> WHAT THE TASK ASKS: All of the material below is to be restated word for word, apart from the pictures.

> DATASET SECTION:

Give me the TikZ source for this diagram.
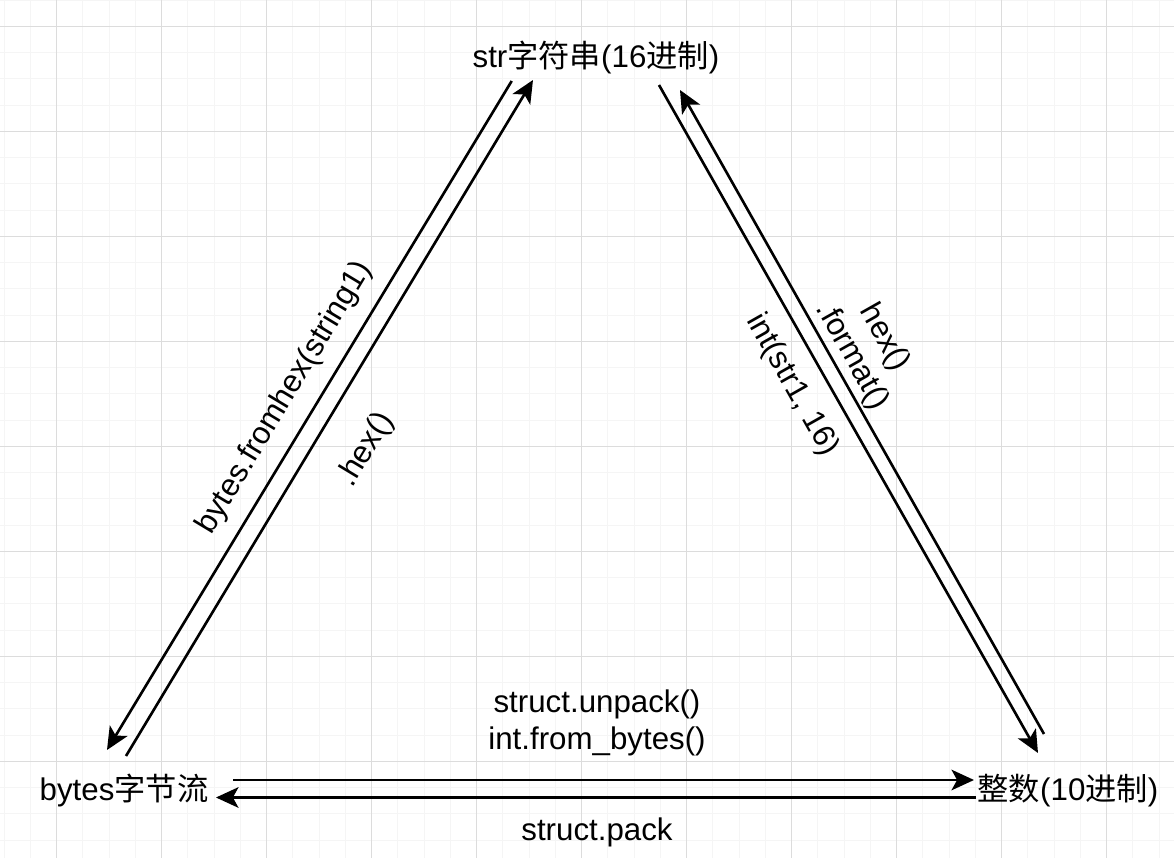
\documentclass[tikz,border=0pt]{standalone}
\usepackage{fontspec}
\setmainfont{Liberation Sans}
\newfontfamily\cjk{Noto Sans CJK SC}
\usetikzlibrary{arrows.meta}
\definecolor{gridminor}{HTML}{F5F5F5}
\definecolor{gridmajor}{HTML}{DCDCDC}

\begin{document}
\begin{tikzpicture}[x=0.02cm,y=-0.02cm,
                conv/.style={line width=1.5pt,-{Stealth[length=12.8pt,width=11.7pt,inset=3.2pt]}},
                txt/.style={inner sep=0pt,font=\fontsize{17.8}{21}\selectfont,align=center}]
                \useasboundingbox (0,0) rectangle (1174,858);
                \fill[white] (0,0) rectangle (1174,858);
                \foreach \i in {0,...,44} \draw[gridminor,line width=0.6pt] (4.2+26.25*\i,0)--(4.2+26.25*\i,858);
                \foreach \i in {0,...,32} \draw[gridminor,line width=0.6pt] (0,0.05+26.25*\i)--(1174,0.05+26.25*\i);
                \foreach \i in {0,...,10} \draw[gridmajor,line width=0.6pt] (56.7+105*\i,0)--(56.7+105*\i,858);
                \foreach \i in {0,...,7} \draw[gridmajor,line width=0.6pt] (0,26.3+105*\i)--(1174,26.3+105*\i);
                \node[txt] (str) at (596,57) {str{\cjk 字符串}(16{\cjk 进制})};
                \node[txt] (bytes) at (124,790) {bytes{\cjk 字节流}};
                \node[txt] (dec) at (1068,791) {{\cjk 整数}(10{\cjk 进制})};
                \coordinate (a1) at (511.7,81);
                \coordinate (a2) at (107,750);
                \coordinate (b1) at (126,756);
                \coordinate (b2) at (533,80);
                \coordinate (c1) at (659,85);
                \coordinate (c2) at (1038,753);
                \coordinate (d1) at (1044,734);
                \coordinate (d2) at (680,90);
                \coordinate (e1) at (233,780);
                \coordinate (e2) at (974,780);
                \coordinate (f1) at (976,797.5);
                \coordinate (f2) at (216,797.5);
                \draw[conv] (a1)--(a2);
                \draw[conv] (b1)--(b2);
                \draw[conv] (c1)--(c2);
                \draw[conv] (d1)--(d2);
                \draw[conv] (e1)--(e2);
                \draw[conv] (f1)--(f2);
                \node[txt,rotate=58.9] (fromhex) at (285,398) {bytes.fromhex(string1)};
                \node[txt,rotate=58.9] (tohex) at (366,450) {.hex()};
                \node[txt,rotate=-60.5] (fmt) at (868,347) {hex()\\.format()};
                \node[txt,rotate=-60.5] (intstr) at (792,385) {int(str1, 16)};
                \node[txt] (unpack) at (597,723) {struct.unpack()\\int.from\_bytes()};
                \node[txt] (pack) at (597,832) {struct.pack};
            \end{tikzpicture}
\end{document}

> FULL SOLUTION:
Give me the TikZ source for this diagram.
\documentclass[tikz,border=0pt]{standalone}
\usepackage{fontspec}
\setmainfont{Liberation Sans}
\newfontfamily\cjk{Noto Sans CJK SC}
\usetikzlibrary{arrows.meta}
\definecolor{gridminor}{HTML}{F5F5F5}
\definecolor{gridmajor}{HTML}{DCDCDC}

\begin{document}
\begin{tikzpicture}[x=0.02cm,y=-0.02cm,
                conv/.style={line width=1.5pt,-{Stealth[length=12.8pt,width=11.7pt,inset=3.2pt]}},
                txt/.style={inner sep=0pt,font=\fontsize{17.8}{21}\selectfont,align=center}]
                \useasboundingbox (0,0) rectangle (1174,858);
                \fill[white] (0,0) rectangle (1174,858);
                \foreach \i in {0,...,44} \draw[gridminor,line width=0.6pt] (4.2+26.25*\i,0)--(4.2+26.25*\i,858);
                \foreach \i in {0,...,32} \draw[gridminor,line width=0.6pt] (0,0.05+26.25*\i)--(1174,0.05+26.25*\i);
                \foreach \i in {0,...,10} \draw[gridmajor,line width=0.6pt] (56.7+105*\i,0)--(56.7+105*\i,858);
                \foreach \i in {0,...,7} \draw[gridmajor,line width=0.6pt] (0,26.3+105*\i)--(1174,26.3+105*\i);
                \node[txt] (str) at (596,57) {str{\cjk 字符串}(16{\cjk 进制})};
                \node[txt] (bytes) at (124,790) {bytes{\cjk 字节流}};
                \node[txt] (dec) at (1068,791) {{\cjk 整数}(10{\cjk 进制})};
                \coordinate (a1) at (511.7,81);
                \coordinate (a2) at (107,750);
                \coordinate (b1) at (126,756);
                \coordinate (b2) at (533,80);
                \coordinate (c1) at (659,85);
                \coordinate (c2) at (1038,753);
                \coordinate (d1) at (1044,734);
                \coordinate (d2) at (680,90);
                \coordinate (e1) at (233,780);
                \coordinate (e2) at (974,780);
                \coordinate (f1) at (976,797.5);
                \coordinate (f2) at (216,797.5);
                \draw[conv] (a1)--(a2);
                \draw[conv] (b1)--(b2);
                \draw[conv] (c1)--(c2);
                \draw[conv] (d1)--(d2);
                \draw[conv] (e1)--(e2);
                \draw[conv] (f1)--(f2);
                \node[txt,rotate=58.9] (fromhex) at (285,398) {bytes.fromhex(string1)};
                \node[txt,rotate=58.9] (tohex) at (366,450) {.hex()};
                \node[txt,rotate=-60.5] (fmt) at (868,347) {hex()\\.format()};
                \node[txt,rotate=-60.5] (intstr) at (792,385) {int(str1, 16)};
                \node[txt] (unpack) at (597,723) {struct.unpack()\\int.from\_bytes()};
                \node[txt] (pack) at (597,832) {struct.pack};
            \end{tikzpicture}
\end{document}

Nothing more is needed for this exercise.